» **Supplied information**:

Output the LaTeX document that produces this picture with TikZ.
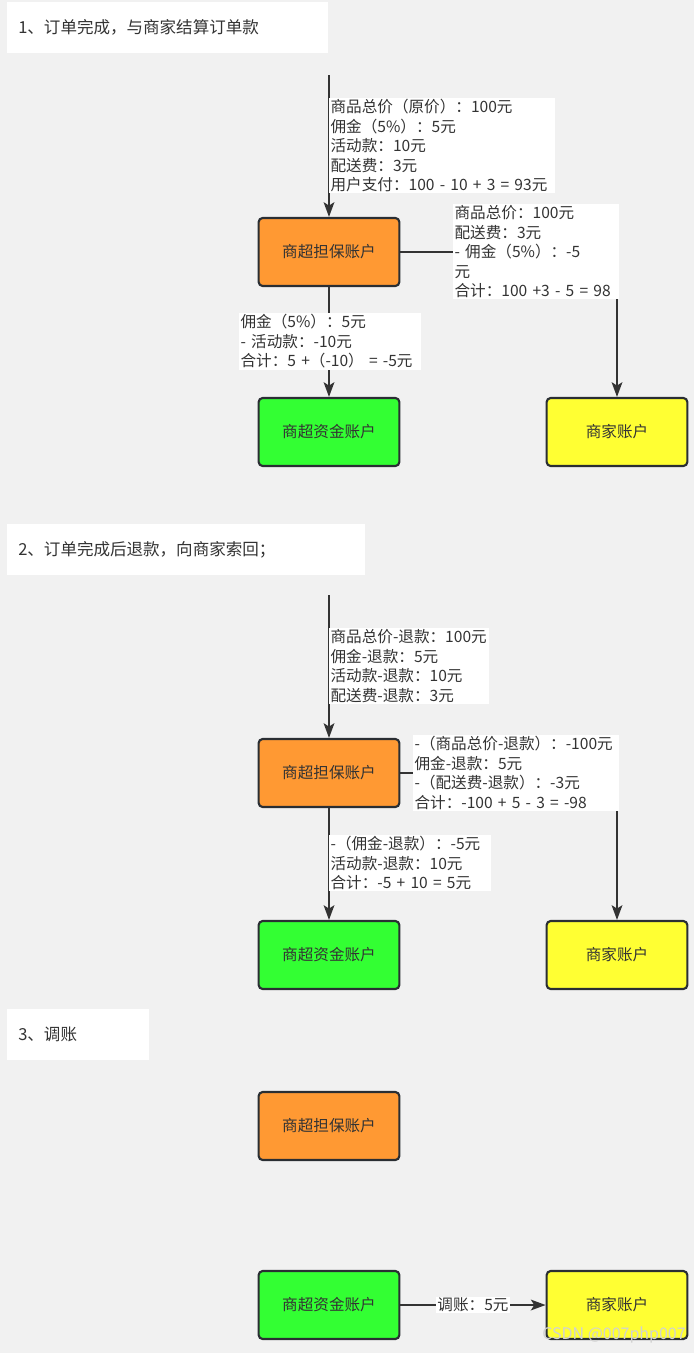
\documentclass[tikz,border=0pt]{standalone}
\usepackage{fontspec}
\setmainfont{Noto Sans CJK SC}
\usetikzlibrary{arrows.meta,positioning}
\definecolor{bgGray}{HTML}{F1F1F1}
\definecolor{lineGray}{HTML}{333333}
\definecolor{edgeDark}{HTML}{2A2E33}
\definecolor{textGray}{HTML}{333333}
\definecolor{guarOrange}{HTML}{FF9933}
\definecolor{fundGreen}{HTML}{33FF33}
\definecolor{merchYellow}{HTML}{FFFF33}

\begin{document}
\begin{tikzpicture}[
		x=0.75pt, y=-0.75pt,
		font=\fontsize{11.7}{14.6}\selectfont,
		arrow/.style={-{Stealth[length=11pt,width=8pt,inset=2.5pt]}, line width=1.6pt, draw=lineGray},
		account/.style={draw=edgeDark, line width=1.6pt, rounded corners=3pt, minimum width=105.5pt, minimum height=51pt, text=textGray},
		note/.style={fill=white, align=left, anchor=north west, inner sep=1pt, text width=#1, text=textGray},
		title/.style={fill=white, anchor=north west, minimum height=38.25pt, inner xsep=8.25pt, text width=#1, text=textGray, font=\fontsize{12.4}{15}\selectfont},
	]
		\fill[bgGray] (0,0) rectangle (694,1353);
		
		% 1
		\node (t1) at (7,2) [title=224pt] {1、订单完成，与商家结算订单款};
		\coordinate (in1) at (329,75);
		\node (guar1) at (329,252) [account, fill=guarOrange] {商超担保账户};
		\node (fund1) at (329,432) [account, fill=fundGreen] {商超资金账户};
		\node (merch1) at (617,432) [account, fill=merchYellow] {商家账户};
		
		\draw[arrow] (in1) -- (guar1.north);
		\draw[arrow] (guar1.east) -| (merch1.north);
		\draw[arrow] (guar1.south) -- (fund1.north);
		
		\node (n1a) at (329,98) [note=167pt] {商品总价（原价）：100元\\佣金（5\%）：5元\\活动款：10元\\配送费：3元\\用户支付：100 - 10 + 3 = 93元};
		\node (n1b) at (453,204) [note=122.5pt] {商品总价：100元\\配送费：3元\\- 佣金（5\%）：-5\\元\\合计：100 +3 - 5 = 98};
		\node (n1c) at (239,313) [note=134pt] {佣金（5\%）：5元\\- 活动款：-10元\\合计：5 +（-10） = -5元};
		
		% 2
		\node (t2) at (7,524) [title=252pt] {2、订单完成后退款，向商家索回；};
		\coordinate (in2) at (329,595);
		\node (guar2) at (329,773) [account, fill=guarOrange] {商超担保账户};
		\node (fund2) at (329,955) [account, fill=fundGreen] {商超资金账户};
		\node (merch2) at (617,955) [account, fill=merchYellow] {商家账户};
		
		\draw[arrow] (in2) -- (guar2.north);
		\draw[arrow] (guar2.east) -| (merch2.north);
		\draw[arrow] (guar2.south) -- (fund2.north);
		
		\node (n2a) at (329,628) [note=118pt] {商品总价-退款：100元\\佣金-退款：5元\\活动款-退款：10元\\配送费-退款：3元};
		\node (n2b) at (413,735) [note=152pt] {-（商品总价-退款）：-100元\\佣金-退款：5元\\-（配送费-退款）：-3元\\合计：-100 + 5 - 3 = -98};
		\node (n2c) at (329,835) [note=119pt] {-（佣金-退款）：-5元\\活动款-退款：10元\\合计：-5 + 10 = 5元};
		
		% 3
		\node (t3) at (7,1009) [title=90pt] {3、调账};
		\node (guar3) at (329,1126) [account, fill=guarOrange] {商超担保账户};
		\node (fund3) at (329,1305) [account, fill=fundGreen] {商超资金账户};
		\node (merch3) at (617,1305) [account, fill=merchYellow] {商家账户};
		
		\draw[arrow] (fund3) -- node[fill=white, inner sep=1pt, text=textGray] {调账：5元} (merch3);
		
		\node (mark) at (614,1335) [text=gray!35, font=\fontsize{12}{12}\selectfont] {CSDN @007php007};
	\end{tikzpicture}
\end{document}
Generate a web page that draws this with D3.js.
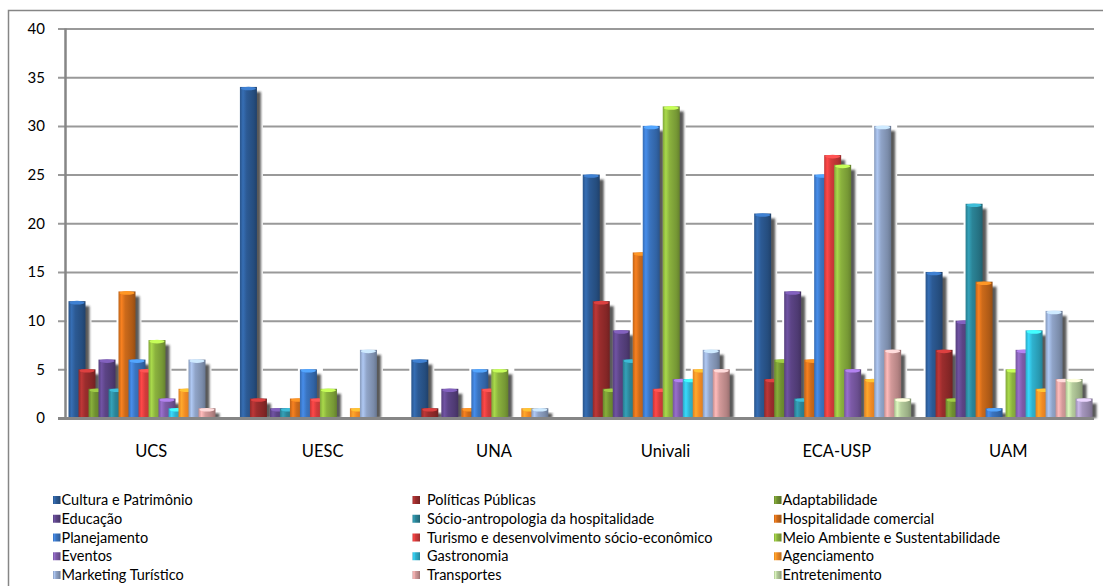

» **Task description**:
Everything from the first line of the records through the line containing "(guar1.south) -- (fund1.north);" should be reproduced exactly, apart from the pictures.

» **Output of the exercise**:
Output the LaTeX document that produces this picture with TikZ.
\documentclass[tikz,border=0pt]{standalone}
\usepackage{fontspec}
\setmainfont{Noto Sans CJK SC}
\usetikzlibrary{arrows.meta,positioning}
\definecolor{bgGray}{HTML}{F1F1F1}
\definecolor{lineGray}{HTML}{333333}
\definecolor{edgeDark}{HTML}{2A2E33}
\definecolor{textGray}{HTML}{333333}
\definecolor{guarOrange}{HTML}{FF9933}
\definecolor{fundGreen}{HTML}{33FF33}
\definecolor{merchYellow}{HTML}{FFFF33}

\begin{document}
\begin{tikzpicture}[
		x=0.75pt, y=-0.75pt,
		font=\fontsize{11.7}{14.6}\selectfont,
		arrow/.style={-{Stealth[length=11pt,width=8pt,inset=2.5pt]}, line width=1.6pt, draw=lineGray},
		account/.style={draw=edgeDark, line width=1.6pt, rounded corners=3pt, minimum width=105.5pt, minimum height=51pt, text=textGray},
		note/.style={fill=white, align=left, anchor=north west, inner sep=1pt, text width=#1, text=textGray},
		title/.style={fill=white, anchor=north west, minimum height=38.25pt, inner xsep=8.25pt, text width=#1, text=textGray, font=\fontsize{12.4}{15}\selectfont},
	]
		\fill[bgGray] (0,0) rectangle (694,1353);
		
		% 1
		\node (t1) at (7,2) [title=224pt] {1、订单完成，与商家结算订单款};
		\coordinate (in1) at (329,75);
		\node (guar1) at (329,252) [account, fill=guarOrange] {商超担保账户};
		\node (fund1) at (329,432) [account, fill=fundGreen] {商超资金账户};
		\node (merch1) at (617,432) [account, fill=merchYellow] {商家账户};
		
		\draw[arrow] (in1) -- (guar1.north);
		\draw[arrow] (guar1.east) -| (merch1.north);
		\draw[arrow] (guar1.south) -- (fund1.north);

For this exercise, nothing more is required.